Se não está a escrever para o jornal, há-de estar a dar corpo ao livro que anda a escrever sobre a sua vida. Não é Daniele que o revela, nem quem fala primeiro da sua "paixão pela escrita". É Valentina que não perde uma oportunidade para elogiar aqueles com quem partilha o dia. Também é ela que diz que Eugénio é "um verdadeiro chef", deixando todos com água na boca, quando, ao domingo, cozinha especialidades sardenhas. E é ela que aponta o desenho colorido na parede e conta que foi feito por Carlo.

Carlo, 67 anos, descreve-se como "um velho, desdentado e bruto", mas Valentina prefere contar como ele ganhou um prémio de desenho, num concurso para os utentes, que o levou numa viagem de três dias a Paris. "Ele é um artista", sorri. Carlo encolhe os ombros, ou melhor, sacode-os. "Sou uma pessoa zangada. Já o era um pouco em pequeno e o que aconteceu deixou-me mais", diz. E o que lhe aconteceu foi a rua.

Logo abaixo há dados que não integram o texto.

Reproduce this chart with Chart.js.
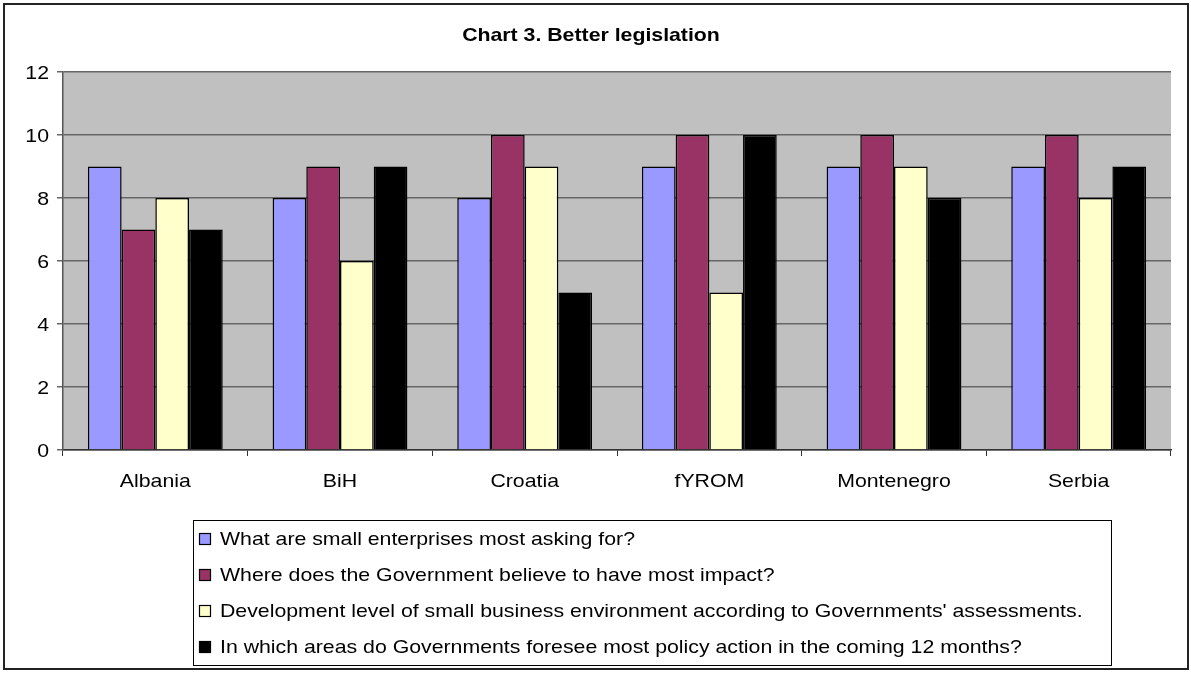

Sempre teve trabalhos incertos e, quando os pais morreram, não conseguiu continuar a pagar a renda. Dorme na Cáritas há 16 anos. No Binário 95 tem o convívio e o "apoio psicológico" que o ajuda a "ter motivação", mas não tem ilusões. "Para uma pessoa como eu já não há mudanças. Acabou", diz. E que cidade é Roma para quem não tem casa? "Há um velho filme italiano que se chama Roma, Cidade Aberta [de Roberto Rossellini, 1945], mas para os sem-abrigo está tudo fechado. Pode haver alguma ajuda, mas de resto, não há nada", diz.